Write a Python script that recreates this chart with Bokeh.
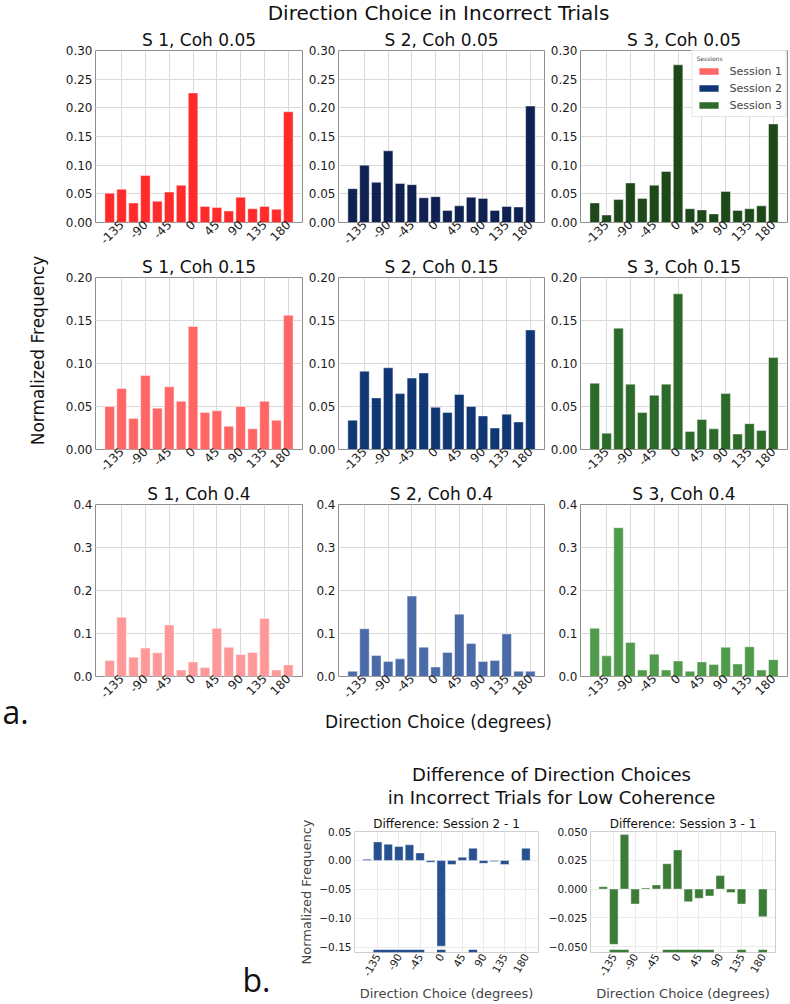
import math

from bokeh.plotting import figure
from bokeh.layouts import row, column
from bokeh.models import (Range1d, FixedTicker, PrintfTickFormatter, CustomJSTickFormatter,
                          ColumnDataSource, Legend, LegendItem, Label)
from bokeh.embed import file_html
from bokeh.resources import INLINE

FONT = "DejaVu Sans"
PANEL_FONT = "Open Sans"

# ---------------------------------------------------------------- data
DIRECTIONS = [-157.5, -135.0, -112.5, -90.0, -67.5, -45.0, -22.5, 0.0,
              22.5, 45.0, 67.5, 90.0, 112.5, 135.0, 157.5, 180.0]
DIRECTION_TICKS = [-135, -90, -45, 0, 45, 90, 135, 180]
SESSIONS = ["Session 1", "Session 2", "Session 3"]
SESSION_SHORT = ["S 1", "S 2", "S 3"]
COHERENCES = ["0.05", "0.15", "0.4"]

# normalized frequency of each chosen direction (incorrect trials)
s1_coh005 = [0.051, 0.058, 0.034, 0.082, 0.037, 0.053, 0.065, 0.226,
             0.028, 0.026, 0.020, 0.044, 0.024, 0.028, 0.023, 0.193]
s2_coh005 = [0.059, 0.100, 0.070, 0.125, 0.068, 0.066, 0.043, 0.045,
             0.021, 0.029, 0.044, 0.042, 0.021, 0.028, 0.027, 0.203]
s3_coh005 = [0.034, 0.013, 0.040, 0.069, 0.042, 0.065, 0.089, 0.275,
             0.024, 0.022, 0.015, 0.054, 0.021, 0.024, 0.029, 0.172]

s1_coh015 = [0.050, 0.071, 0.036, 0.086, 0.048, 0.073, 0.056, 0.143,
             0.043, 0.045, 0.027, 0.050, 0.024, 0.056, 0.034, 0.156]
s2_coh015 = [0.034, 0.091, 0.060, 0.095, 0.065, 0.083, 0.089, 0.049,
             0.043, 0.064, 0.050, 0.039, 0.025, 0.041, 0.032, 0.139]
s3_coh015 = [0.077, 0.019, 0.141, 0.076, 0.043, 0.063, 0.076, 0.181,
             0.021, 0.035, 0.024, 0.065, 0.018, 0.030, 0.022, 0.107]

s1_coh04 = [0.037, 0.138, 0.045, 0.066, 0.055, 0.120, 0.015, 0.034,
            0.021, 0.112, 0.068, 0.051, 0.056, 0.135, 0.015, 0.027]
s2_coh04 = [0.012, 0.111, 0.049, 0.035, 0.041, 0.187, 0.068, 0.022,
            0.056, 0.145, 0.077, 0.035, 0.037, 0.099, 0.012, 0.012]
s3_coh04 = [0.112, 0.048, 0.346, 0.079, 0.015, 0.052, 0.015, 0.036,
            0.012, 0.034, 0.028, 0.068, 0.029, 0.069, 0.015, 0.039]

FREQ_ROWS = [
    [s1_coh005, s2_coh005, s3_coh005],
    [s1_coh015, s2_coh015, s3_coh015],
    [s1_coh04, s2_coh04, s3_coh04],
]

# low-coherence differences between sessions
diff_s2_s1 = [0.002, 0.032, 0.028, 0.024, 0.027, 0.013, -0.003, -0.148,
              -0.007, 0.0055, 0.021, -0.005, -0.002, -0.007, 0.0, 0.021]
diff_s3_s1 = [0.002, -0.048, 0.0475, -0.013, 0.001, 0.0036, 0.022, 0.034,
              -0.011, -0.008, -0.006, 0.0117, -0.003, -0.013, 0.0, -0.024]
# bins flagged along the bottom edge of each difference panel
flag_s2_s1 = [False, True, True, True, True, True, False, True,
              False, False, True, False, False, False, False, False]
flag_s3_s1 = [False, True, True, False, False, False, True, True,
              True, True, True, False, False, True, False, True]

# y axis settings per coherence row
Y_MAX = [0.30, 0.20, 0.4]
Y_TICKS = [
    [0.0, 0.05, 0.10, 0.15, 0.20, 0.25, 0.30],
    [0.0, 0.05, 0.10, 0.15, 0.20],
    [0.0, 0.1, 0.2, 0.3, 0.4],
]
Y_FMT = ["%.2f", "%.2f", "%.1f"]

# ---------------------------------------------------------------- styles
BAR_COLORS = [
    ["#ff2b2b", "#0e2150", "#1d481a"],
    ["#ff6666", "#103674", "#2b6a28"],
    ["#ff9999", "#4b6aa8", "#4f9a4b"],
]
LEGEND_COLORS = ["#ff6666", "#0f3677", "#2e6b2a"]
DIFF_COLORS = ["#26508f", "#3d7b38"]

X_RANGE = (-184.3, 206.8)
BAR_W = 18.0

COL_WIDTHS = [244, 242, 245]
COL_LEFT = [36, 35, 35]
COL_RIGHT = [1, 1, 3]
ROW_H = 227
LEFT_W = 59
XLABEL_H = 40
B_W = 296
MID_H = 65
DIFF_H = 194


def style_axes(p, tick_size, outline, grid):
    p.outline_line_color = outline
    p.outline_line_width = 1
    for ax in list(p.xaxis) + list(p.yaxis):
        ax.axis_line_color = None
        ax.major_tick_line_color = None
        ax.minor_tick_line_color = None
        ax.major_tick_out = 0
        ax.major_tick_in = 0
        ax.minor_tick_out = 0
        ax.minor_tick_in = 0
        ax.major_label_text_font = FONT
        ax.major_label_text_font_size = tick_size
        ax.major_label_text_color = "#1a1a1a"
        ax.major_label_standoff = 3
    p.xgrid.grid_line_color = grid
    p.ygrid.grid_line_color = grid
    p.background_fill_color = "white"
    p.border_fill_color = "white"


def style_title(p, size, standoff):
    p.title.align = "center"
    p.title.text_font = FONT
    p.title.text_font_style = "normal"
    p.title.text_font_size = size
    p.title.text_color = "#111111"
    p.title.standoff = standoff
    p.title.offset = 0


def panel(r, c):
    p = figure(width=COL_WIDTHS[c], height=ROW_H,
               x_range=Range1d(*X_RANGE), y_range=Range1d(0, Y_MAX[r]),
               output_backend="svg", toolbar_location=None,
               min_border_left=COL_LEFT[c], min_border_right=COL_RIGHT[c],
               min_border_top=26, min_border_bottom=28,
               title=f"{SESSION_SHORT[c]}, Coh {COHERENCES[r]}")
    style_title(p, "17px", 2)
    src = ColumnDataSource(dict(x=DIRECTIONS, top=FREQ_ROWS[r][c]))
    p.vbar(x="x", top="top", width=BAR_W, source=src,
           fill_color=BAR_COLORS[r][c], line_color="white", line_width=0.6, line_alpha=0.7)
    p.xaxis.ticker = FixedTicker(ticks=DIRECTION_TICKS)
    p.xaxis.formatter = CustomJSTickFormatter(code="return tick.toFixed(0);")
    p.xaxis.major_label_orientation = math.pi / 4
    p.yaxis.ticker = FixedTicker(ticks=Y_TICKS[r])
    p.yaxis.formatter = PrintfTickFormatter(format=Y_FMT[r])
    style_axes(p, "12px", "#8e8e8e", "#dadada")
    p.xaxis.major_label_standoff = 0

    if r == 0 and c == 2:
        # legend swatches: zero-height bars carrying each session's colour
        items = []
        for name, col in zip(SESSIONS, LEGEND_COLORS):
            rr = p.vbar(x=DIRECTIONS[:1], top=0, bottom=0, width=BAR_W,
                        fill_color=col, line_color=None)
            items.append(LegendItem(label=name, renderers=[rr]))
        leg = Legend(items=items, location="top_right", title="Sessions",
                     title_text_font=FONT, title_text_font_size="6px",
                     title_text_font_style="normal", title_standoff=2,
                     label_text_font=FONT, label_text_font_size="11px",
                     glyph_width=24, glyph_height=8, label_height=14,
                     spacing=3, padding=4, margin=0, label_standoff=9,
                     border_line_color="#cccccc", background_fill_alpha=0.9)
        p.add_layout(leg)
    return p


def canvas(w, h):
    c = figure(width=w, height=h, x_range=Range1d(0, w), y_range=Range1d(h, 0),
               x_axis_type=None, y_axis_type=None,
               output_backend="svg", toolbar_location=None, min_border=0)
    c.grid.visible = False
    c.outline_line_color = None
    return c


def put_text(c, x, y, text, size, font=FONT, align="center", angle=0.0):
    c.add_layout(Label(x=x, y=y, text=text, text_font=font, text_font_size=size,
                       text_align=align, text_baseline="middle", angle=angle,
                       text_color="#111111"))


def diff_panel(vals, flags, color, y_lo, y_hi, ticks, decimals, title,
               width, left, right, ylabel):
    p = figure(width=width, height=DIFF_H,
               x_range=Range1d(*X_RANGE), y_range=Range1d(y_lo, y_hi),
               output_backend="svg", toolbar_location=None,
               min_border_left=left, min_border_right=right,
               min_border_top=21, min_border_bottom=46, title=title)
    style_title(p, "12px", 1)
    src = ColumnDataSource(dict(x=DIRECTIONS, top=vals))
    p.vbar(x="x", top="top", bottom=0, width=BAR_W, source=src,
           fill_color=color, line_color="white", line_width=0.6, line_alpha=0.7)

    # contiguous runs of flagged bins drawn as a strip along the bottom edge
    lefts, rights = [], []
    i = 0
    while i < len(flags):
        if flags[i]:
            j = i
            while j + 1 < len(flags) and flags[j + 1]:
                j += 1
            lefts.append(DIRECTIONS[i] - BAR_W / 2)
            rights.append(DIRECTIONS[j] + BAR_W / 2)
            i = j + 1
        else:
            i += 1
    strip = (y_hi - y_lo) * 3.0 / 127.0
    p.quad(left=lefts, right=rights, bottom=[y_lo] * len(lefts),
           top=[y_lo + strip] * len(lefts), fill_color=color, line_color=None)

    p.xaxis.ticker = FixedTicker(ticks=DIRECTION_TICKS)
    p.xaxis.formatter = CustomJSTickFormatter(code="return tick.toFixed(0);")
    p.xaxis.major_label_orientation = math.pi / 3
    p.yaxis.ticker = FixedTicker(ticks=ticks)
    p.yaxis.formatter = CustomJSTickFormatter(
        code=f"return tick.toFixed({decimals}).replace('-', '\u2212');")
    style_axes(p, "10.5px", "#cfcfcf", "#ebebeb")
    p.xaxis.major_label_standoff = 2
    p.yaxis.major_label_standoff = 3
    p.xaxis.axis_label = "Direction Choice (degrees)"
    p.xaxis.axis_label_text_font = FONT
    p.xaxis.axis_label_text_font_size = "13px"
    p.xaxis.axis_label_text_font_style = "normal"
    p.xaxis.axis_label_standoff = 4
    if ylabel:
        p.yaxis.axis_label = ylabel
        p.yaxis.axis_label_text_font = FONT
        p.yaxis.axis_label_text_font_size = "13px"
        p.yaxis.axis_label_text_font_style = "normal"
        p.yaxis.axis_label_standoff = 2
    return p


# ---------------------------------------------------------------- layout
header = canvas(790, 24)
put_text(header, 438, 12, "Direction Choice in Incorrect Trials", "20px")

side_h = 3 * ROW_H + XLABEL_H
side = canvas(LEFT_W, side_h)
put_text(side, 37, 326, "Normalized Frequency", "17px", angle=math.pi / 2)
put_text(side, 2, 687, "a.", "32px", font=PANEL_FONT, align="left")

grid_rows = [row(*[panel(r, c) for c in range(3)]) for r in range(3)]
xlabel = canvas(sum(COL_WIDTHS), XLABEL_H)
put_text(xlabel, 438 - LEFT_W, 16, "Direction Choice (degrees)", "17px")
grid = column(*grid_rows, xlabel)

b_canvas = canvas(B_W, MID_H + DIFF_H)
put_text(b_canvas, 242, 234, "b.", "32px", font=PANEL_FONT, align="left")

middle = canvas(790 - B_W, MID_H)
put_text(middle, 551 - B_W, 29, "Difference of Direction Choices", "18px")
put_text(middle, 551 - B_W, 52, "in Incorrect Trials for Low Coherence", "18px")

diff_left = diff_panel(diff_s2_s1, flag_s2_s1, DIFF_COLORS[0], -0.159, 0.05,
                       [-0.15, -0.10, -0.05, 0.0, 0.05], 2,
                       "Difference: Session 2 - 1", 249, 53, 7, "Normalized Frequency")
diff_right = diff_panel(diff_s3_s1, flag_s3_s1, DIFF_COLORS[1], -0.0551, 0.05,
                        [-0.050, -0.025, 0.0, 0.025, 0.050], 3,
                        "Difference: Session 3 - 1", 245, 43, 15, None)

bottom = row(b_canvas, column(middle, row(diff_left, diff_right)))
layout = column(header, row(side, grid), bottom)

open("out.html", "w").write(file_html(layout, INLINE))
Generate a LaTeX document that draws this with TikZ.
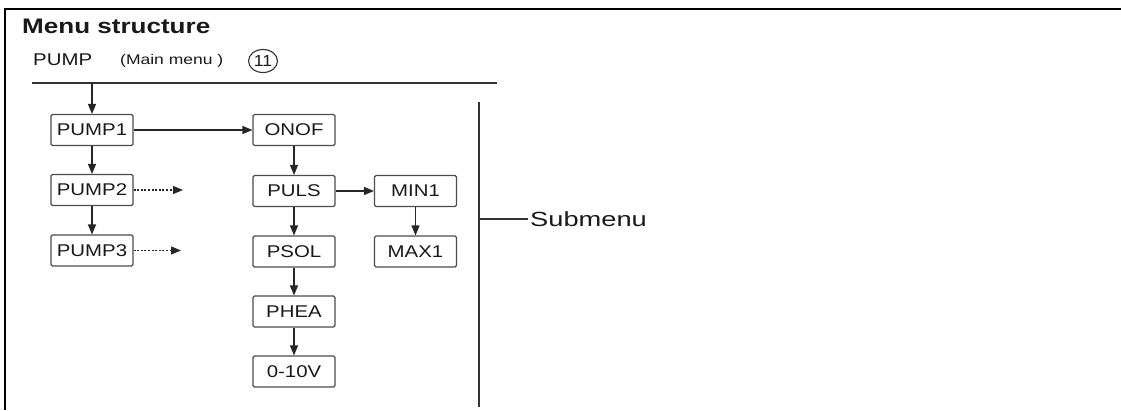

Requirement: Copy every line of the listing that includes the string "this".

In response:
Write a Python script that recreates this chart with Bokeh.
Generate a LaTeX document that draws this with TikZ.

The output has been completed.